Between the years of 1991 and 2011 my husband and I used to pack up our son and drive to a mountain summit a few times every winter. They were once our favourite places to be: those white wide-open expanses.
An active community of winter lovers is still going to the summits: skiers, snowboarders, snow kite boarders, snowshoers, sledders and probably more, maybe even hikers like myself. And I wonder if there are still snow cave dwellers, in the snow berm. I think those were school kids digging out snow caves, to camp out that way.
Apparently, people have always gone to the summits. In 1999, the “long ago person,” called Kwäday Dän Ts’ìnchi in Southern Tutchone, was found by local hunters. He was found on the Haines Summit and his remains were carbon dated as up to 550 years old.
John Briner, a Skagway resident since 1997, has been cross-country skiing on the summit every single year he has been living in Skagway. He tells me the people have probably gone skiing on the Skagway Summit since the Klondike gold rush. The backcountry skiers are a close-knit community of Alaskans and Yukoners. For the residents of Skagway, the summit is a half hour drive; for people from Whitehorse, it’s two hours.
In 1991 my husband, Don, myself, and our baby Alexander would drive over the Haines Pass and enjoy the absence of everything except white snow and blue sky. We even enjoyed the all-white of white outs or fog.
Our goal in those days was to enjoy a winter weekend on the coast in Haines. We were quite naive and actually didn’t know there were people gliding in this white world – cross-country skiers – but we could see the possibilities. In the following years, we took some kind of sledding device. In those days, it was a GT-snow racer.
At the Skagway Summit, you only have to step out of your car for your first run down towards Summit Lake.
Around 1999, Jim Parkinson, our dear friend who has since passed away, bought a Bravo, a small snowmobile. He persuaded us into coming with him to the Skagway Summit.
Instantly we were hooked. Around 2000, Alexander became a devoted snowboarder. He and I would climb up the mountains on the summits and the snow was surprisingly hard and easy to walk on. He would snowboard down, and, initially, I would take my downhill skies, but being used to groomed slopes, I found the skiing surprisingly difficult and I mostly stuck to hiking or cross country skiing.
Don would watch the snowmobiling action. Once he and Alexander actually saw a snowmobile rolling down from the mountain on the west side of the road at the Summit Lake parking lot. It flew over the highway and landed somewhere at the lake. Luckily the driver was still high up on the mountain.
Interestingly enough, it was decided soon after that that we would like a snow machine and Don bought an Indy 500 skidoo. We also discovered the amazing Bear Creek Summit. This summit is less accessible, but closer to home for us.

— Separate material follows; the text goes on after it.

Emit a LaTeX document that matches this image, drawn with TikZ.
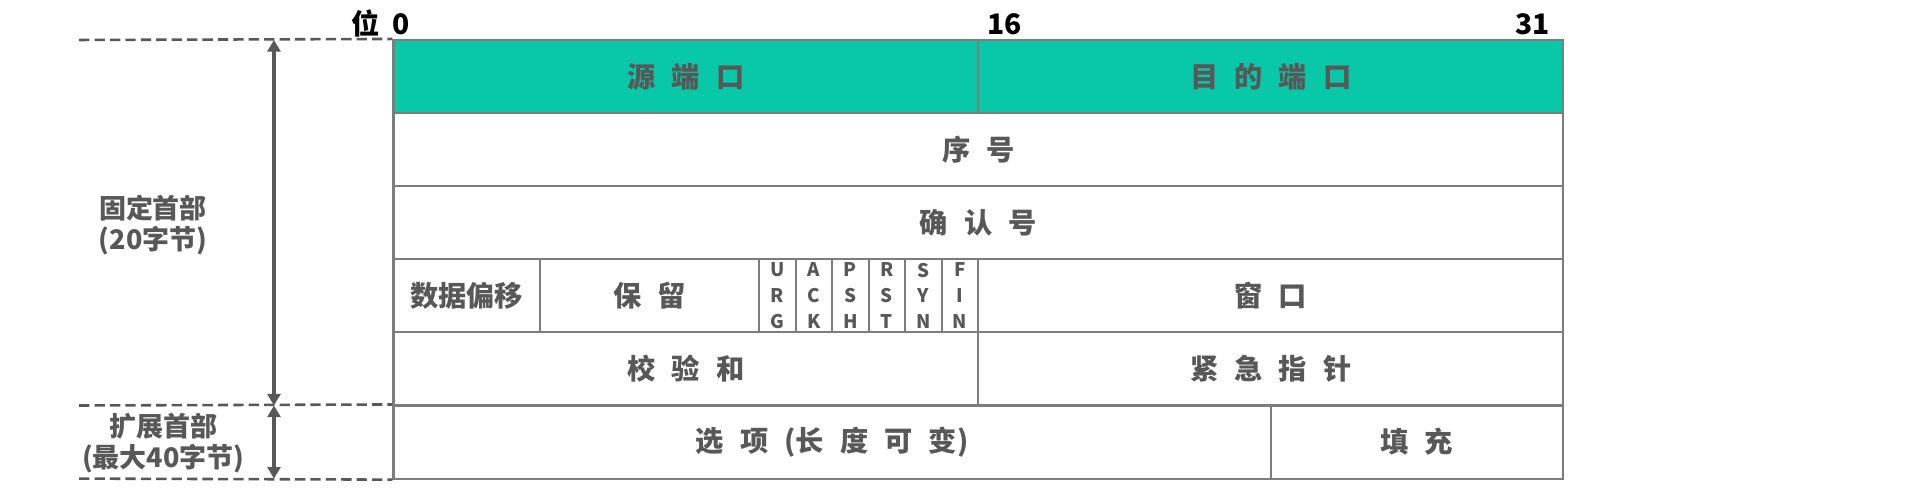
\documentclass[tikz,border=0pt]{standalone}
\usepackage{fontspec}
\setmainfont{Noto Sans CJK SC}
\usetikzlibrary{arrows.meta}
\definecolor{hdrgreen}{RGB}{8,200,168}
\definecolor{linegray}{RGB}{125,125,125}
\definecolor{txtgray}{RGB}{88,88,88}
\newcommand{\ks}{\hspace{0.57em}}
\begin{document}
\begin{tikzpicture}[x=1cm,y=1cm,
  fieldbox/.style={draw=linegray,line width=0.8pt,minimum height=1cm,inner sep=0pt,text=txtgray,font=\fontsize{11}{13}\selectfont\bfseries},
  flagbox/.style={fieldbox,minimum width=0.5cm,align=center,font=\fontsize{7.3}{10.1}\selectfont\bfseries},
  sidelabel/.style={align=center,inner sep=0pt,text=txtgray,font=\fontsize{10.5}{12}\selectfont\bfseries},
  bitnum/.style={inner sep=0pt,text=black,font=\fontsize{11}{13}\selectfont\bfseries},
  guideline/.style={draw=txtgray,line width=1pt,dash pattern=on 4pt off 2pt},
  sizearrow/.style={<->,draw=txtgray,line width=1.3pt},
  >={Triangle[width=5pt,length=4.5pt]}]
\useasboundingbox (-5.383,-6.293) rectangle (20.745,0.547);
% header fields, one row = 32 bits
\node[fieldbox,fill=hdrgreen,minimum width=8cm] (src) at (4,-0.5) {源\ks 端\ks 口};
\node[fieldbox,fill=hdrgreen,minimum width=8cm] (dst) at (12,-0.5) {目\ks 的\ks 端\ks 口};
\node[fieldbox,minimum width=16cm] (seq) at (8,-1.5) {序\ks 号};
\node[fieldbox,minimum width=16cm] (ack) at (8,-2.5) {确\ks 认\ks 号};
\node[fieldbox,minimum width=2cm] (off) at (1,-3.5) {数据偏移};
\node[fieldbox,minimum width=3cm] (rsv) at (3.5,-3.5) {保\ks 留};
\node[flagbox] (urg) at (5.25,-3.5) {U\\R\\G};
\node[flagbox] (ackf) at (5.75,-3.5) {A\\C\\K};
\node[flagbox] (psh) at (6.25,-3.5) {P\\S\\H};
\node[flagbox] (rst) at (6.75,-3.5) {R\\S\\T};
\node[flagbox] (syn) at (7.25,-3.5) {S\\Y\\N};
\node[flagbox] (fin) at (7.75,-3.5) {F\\I\\N};
\node[fieldbox,minimum width=8cm] (win) at (12,-3.5) {窗\ks 口};
\node[fieldbox,minimum width=8cm] (chk) at (4,-4.5) {校\ks 验\ks 和};
\node[fieldbox,minimum width=8cm] (urp) at (12,-4.5) {紧\ks 急\ks 指\ks 针};
\node[fieldbox,minimum width=12cm] (opt) at (6,-5.5) {选\ks 项\ks (长\ks 度\ks 可\ks 变)};
\node[fieldbox,minimum width=4cm] (pad) at (14,-5.5) {填\ks 充};
% bit numbers
\node[bitnum,anchor=base east] (b0) at (0.23,0.07) {位\hspace{0.45em}0};
\node[bitnum,anchor=base west] (b16) at (8.12,0.07) {16};
\node[bitnum,anchor=base east] (b31) at (15.83,0.07) {31};
% header size on the left
\node[sidelabel] (fixed) at (-3.29,-2.53) {固定首部\\(20字节)};
\node[sidelabel] (ext) at (-3.15,-5.51) {扩展首部\\(最大40字节)};
\coordinate (gtop) at (-4.3,0);
\coordinate (gmid) at (-4.3,-5);
\coordinate (gbot) at (-4.3,-6);
\coordinate (atop) at (-1.635,0);
\coordinate (amid) at (-1.635,-5);
\coordinate (abot) at (-1.635,-6);
\draw[guideline] (gtop) -- (src.north west);
\draw[guideline] (gmid) -- (opt.north west);
\draw[guideline] (gbot) -- (opt.south west);
\draw[sizearrow] (atop) -- (amid);
\draw[sizearrow] (amid) -- (abot);
\end{tikzpicture}
\end{document}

Jim Parkinson especially liked to drag us out on Easter, as that is when it was “really” happening. The parking lot on the Skagway summit would be full of campers.
If we were lucky the sun came out, and we would lounge in sun chairs and drink beer. I loved it because it reminded me of beach tourism at it’s best. I loved it all: waking up frozen (we camped without a camper) and starting the van to warm up. Then, I would wind my way through the campers to find Cherlynn (a neighbour) and her sister, for a morning walk.
We would watch the slow waking up of this makeshift village: the rumble of snow machines being started and the laughter and chatter of the children. Alexander would climb the slope with his snowboard, or be towed up by a willing snowmobiler, hooking up in the process with other snowboarders. I would hike, cross-country ski or ride with Don and Jim – whatever I fancied.
If you are into “summit sports” you will know of the dangers beyond rolling a skidoo. If you are not, but would like to try, for your own safety, please educate yourself, as it is not a danger-free destination.
On Jan. 11 What’s Up Yukon published an excellent article about avalanche education. But avalanches are not the only hazard. Just stepping off the road, thinking you are stepping on what looks like solid snow, you could fall into a tree well or, once you are on your way, you could step off an invisible cliff. And do not get lost in a white-out.
It is essential to be aware of weather conditions. When I check the webcam from Fraser Camp, (Skagway Summit), first I get a frosted image and it looks like the eye of the webcam is frozen over. But on a later date I see it is still providing imagery of the conditions at that moment. And check the road reports: the highways could be closed, due to weather.
My husband Don prided himself on finding clear weather. In fog, when the air surrounding you is as white as the snow, you are not going very far. We would first always go to the Canadian/American border, but then would backtrack to Fraser, B.C. or even Log Cabin. We would never cease to find a sunny, or at least clear spot, somewhere.
Somehow, for us, Bear Creek Summit always had clear skies, and less people for that matter. I love Bear Creek Summit; it’s more remote and, probably due the fact that you can’t park your camper right by the foot of the mountain, it’s less busy. The Haines Summit, with its many possibilities, also became a popular winter destination in those years.
I like to dream that I will manage a trip to a summit again this winter.